* **EXERCISE OBJECTIVE**
From the listing below, copy every line with the word "diagram".
## BEGIN STORED DATA
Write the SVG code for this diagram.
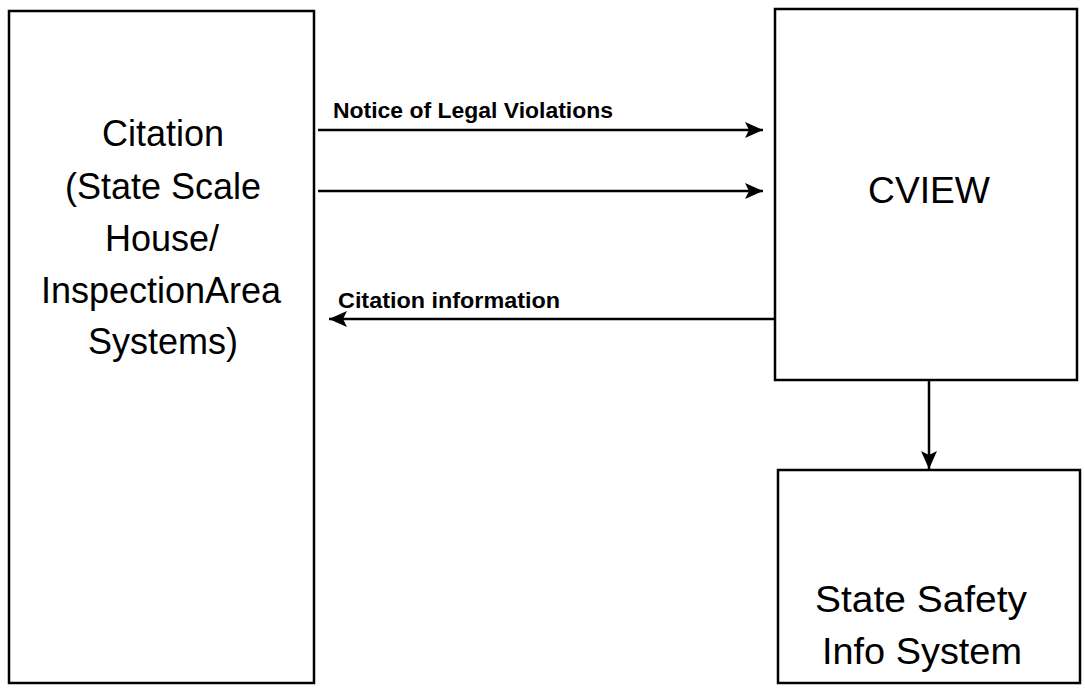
<svg xmlns="http://www.w3.org/2000/svg" width="1085" height="690" viewBox="0 0 1085 690">
<defs>
<style>
.box{fill:#fff;stroke:#000;stroke-width:2.5}
.big{font-family:"Liberation Sans",Arial,sans-serif;font-size:36px;fill:#000;text-anchor:middle}
.lbl{font-family:"Liberation Sans",Arial,sans-serif;font-size:22px;font-weight:bold;fill:#000}
.conn{stroke:#000;stroke-width:2.5;fill:none}
</style>
<marker id="ah" viewBox="0 0 18 16" refX="18" refY="8" markerWidth="18" markerHeight="16" markerUnits="userSpaceOnUse" orient="auto">
<path d="M0,0 L18,8 L0,16 L4,8 Z" fill="#000"/>
</marker>
</defs>
<rect width="1085" height="690" fill="#fff"/>
<g id="citation">
<rect class="box" x="9" y="11" width="305" height="672"/>
<text class="big" x="163" y="146">Citation</text>
<text class="big" x="163" y="199">(State Scale</text>
<text class="big" x="162" y="251">House/</text>
<text class="big" x="161" y="303">InspectionArea</text>
<text class="big" x="163" y="354">Systems)</text>
</g>
<g id="cview">
<rect class="box" x="775" y="9" width="302" height="371"/>
<text class="big" x="929" y="203" textLength="122" lengthAdjust="spacingAndGlyphs">CVIEW</text>
</g>
<g id="safety">
<rect class="box" x="778" y="470" width="302" height="213"/>
<text class="big" x="921" y="612" textLength="212" lengthAdjust="spacingAndGlyphs">State Safety</text>
<text class="big" x="922" y="664" textLength="200" lengthAdjust="spacingAndGlyphs">Info System</text>
</g>
<g id="connectors">
<line class="conn" x1="318" y1="130" x2="763" y2="130" marker-end="url(#ah)"/>
<line class="conn" x1="318" y1="191" x2="763" y2="191" marker-end="url(#ah)"/>
<line class="conn" x1="775" y1="319" x2="329" y2="319" marker-end="url(#ah)"/>
<line class="conn" x1="929" y1="380" x2="929" y2="469" marker-end="url(#ah)"/>
<text class="lbl" x="333" y="118" textLength="280" lengthAdjust="spacingAndGlyphs">Notice of Legal Violations</text>
<text class="lbl" x="338" y="308" textLength="222" lengthAdjust="spacingAndGlyphs">Citation information</text>
</g>
</svg>
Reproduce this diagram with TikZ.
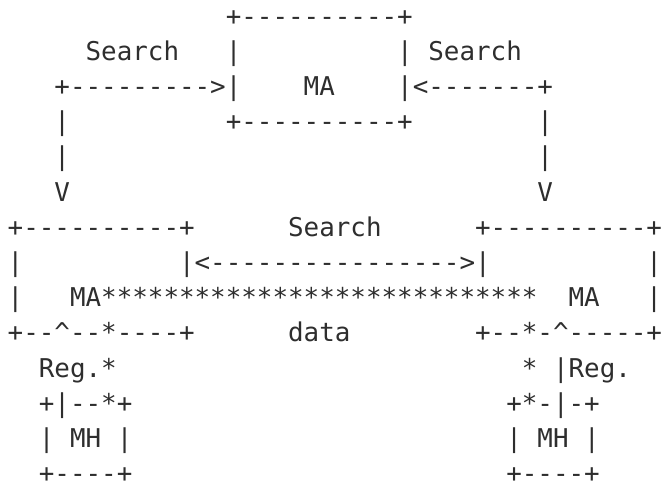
\documentclass[tikz,border=0pt]{standalone}
\usepackage{fontspec}
\setmonofont{DejaVu Sans Mono}
\definecolor{ink}{HTML}{2E2E2E}
\begin{document}
\begin{tikzpicture}[
  cell/.style={font=\ttfamily\fontsize{19.41pt}{23pt}\selectfont, text=ink,
               inner sep=0pt, outer sep=0pt, anchor=base west}
]
\useasboundingbox (0,0) rectangle (497.25pt,-366.75pt);
% one unit = one character cell of the monospaced grid
\begin{scope}[shift={(5.78pt,-18.75pt)}, x=11.685pt, y=-26.4pt]
  % top mobility agent
  \node[cell] (t0)  at (14,0) {+----------+};
  \node[cell] (sl)  at (5,1)  {Search};
  \node[cell] (t1a) at (14,1) {|};
  \node[cell] (t1b) at (25,1) {|};
  \node[cell] (sr)  at (27,1) {Search};
  \node[cell] (al)  at (3,2)  {+--------->|};
  \node[cell] (ma0) at (19,2) {MA};
  \node[cell] (ar)  at (25,2) {|<-------+};
  \node[cell] (vl3) at (3,3)  {|};
  \node[cell] (t3)  at (14,3) {+----------+};
  \node[cell] (vr3) at (34,3) {|};
  \node[cell] (vl4) at (3,4)  {|};
  \node[cell] (vr4) at (34,4) {|};
  \node[cell] (dl)  at (3,5)  {V};
  \node[cell] (dr)  at (34,5) {V};
  % the two lower mobility agents
  \node[cell] (l6)  at (0,6)  {+----------+};
  \node[cell] (sm)  at (18,6) {Search};
  \node[cell] (r6)  at (30,6) {+----------+};
  \node[cell] (l7)  at (0,7)  {|};
  \node[cell] (mid) at (11,7) {|<---------------->|};
  \node[cell] (r7)  at (41,7) {|};
  \node[cell] (l8)  at (0,8)  {|};
  \node[cell] (ma1) at (4,8)  {MA****************************};
  \node[cell] (ma2) at (36,8) {MA};
  \node[cell] (r8)  at (41,8) {|};
  \node[cell] (l9)  at (0,9)  {+--\textasciicircum--*----+};
  \node[cell] (dt)  at (18,9) {data};
  \node[cell] (r9)  at (30,9) {+--*-\textasciicircum-----+};
  % mobile hosts
  \node[cell] (rgl) at (2,10)  {Reg.*};
  \node[cell] (str) at (33,10) {*};
  \node[cell] (rgr) at (35,10) {|Reg.};
  \node[cell] (hl0) at (2,11)  {+|--*+};
  \node[cell] (hr0) at (32,11) {+*-|-+};
  \node[cell] (hl1) at (2,12)  {|};
  \node[cell] (mhl) at (4,12)  {MH};
  \node[cell] (hl2) at (7,12)  {|};
  \node[cell] (hr1) at (32,12) {|};
  \node[cell] (mhr) at (34,12) {MH};
  \node[cell] (hr2) at (37,12) {|};
  \node[cell] (hl3) at (2,13)  {+----+};
  \node[cell] (hr3) at (32,13) {+----+};
\end{scope}
\end{tikzpicture}
\end{document}
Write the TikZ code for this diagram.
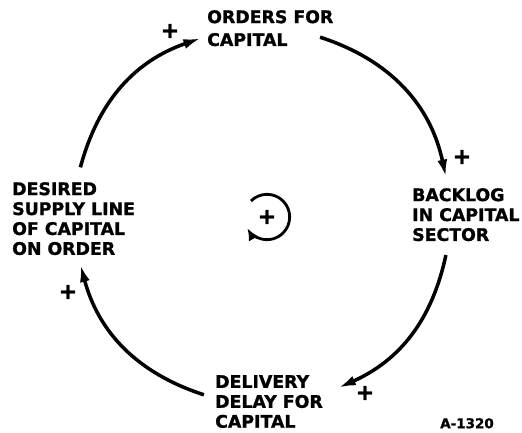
\documentclass[tikz,border=0pt]{standalone}
\usepackage{fontspec}
\setmainfont{DejaVu Sans}[BoldFeatures={FakeBold=1.2}]
\usetikzlibrary{arrows.meta,calc}

\begin{document}
\begin{tikzpicture}[
    var/.style={anchor=north west, inner sep=0pt, align=left,
      font=\bfseries\fontsize{14.8}{17}\selectfont},
    sign/.style={inner sep=0pt, font=\bfseries\fontsize{19}{19}\selectfont},
    flow/.style={-{Latex[length=5.2mm,width=3mm]}, line width=3pt},
    stamp/.style={anchor=north west, inner sep=0pt,
      font=\bfseries\fontsize{11.5}{11.5}\selectfont}
  ]
  \useasboundingbox (0,0) rectangle (15.66,12.99);

  % Variables round the loop
  \node[var, font=\bfseries\fontsize{14.8}{19.5}\selectfont] (orders)
    at (6.21,12.69) {ORDERS FOR\\CAPITAL};
  \node[var] (backlog) at (12.36,7.35) {BACKLOG\\IN CAPITAL\\SECTOR};
  \node[var] (delivery) at (6.45,1.74) {DELIVERY\\DELAY FOR\\CAPITAL};
  \node[var] (desired) at (0.36,7.53)
    {DESIRED\\SUPPLY LINE\\OF CAPITAL\\ON ORDER};

  % Arc ends on one ring
  \coordinate (ring) at (7.86,6.51);
  \coordinate (d-out) at ($(ring)+(165:5.64)$);
  \coordinate (o-in) at ($(ring)+(109:5.64)$);
  \coordinate (o-out) at ($(ring)+(72:5.64)$);
  \coordinate (b-in) at ($(ring)+(12:5.64)$);
  \coordinate (b-out) at ($(ring)+(-12:5.64)$);
  \coordinate (l-in) at ($(ring)+(-66:5.64)$);
  \coordinate (l-out) at ($(ring)+(-108:5.64)$);
  \coordinate (d-in) at ($(ring)+(-165:5.64)$);

  % Links
  \draw[flow] (d-out) to[bend left=28] (o-in);
  \draw[flow] (o-out) to[bend left=30] (b-in);
  \draw[flow] (b-out) to[bend left=27] (l-in);
  \draw[flow] (l-out) to[bend left=28.5] (d-in);

  % Polarities
  \node[sign] (s1) at (5.10,12.06) {+};
  \node[sign] (s2) at (13.86,8.28) {+};
  \node[sign] (s3) at (10.95,1.20) {+};
  \node[sign] (s4) at (2.04,4.23) {+};

  % Loop sign
  \node[sign] (hub) at (8.01,6.48) {+};
  \draw[line width=2.4pt, -{Latex[length=3.6mm,width=3.2mm]}]
    ([shift={(135:0.68)}]hub.center)
    arc[start angle=135, end angle=-150, radius=0.68];

  \node[stamp] (code) at (13.2,0.45) {A-1320};
\end{tikzpicture}
\end{document}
## END STORED DATA
* **FULL OUTPUT**
Write the SVG code for this diagram.
Reproduce this diagram with TikZ.
Write the TikZ code for this diagram.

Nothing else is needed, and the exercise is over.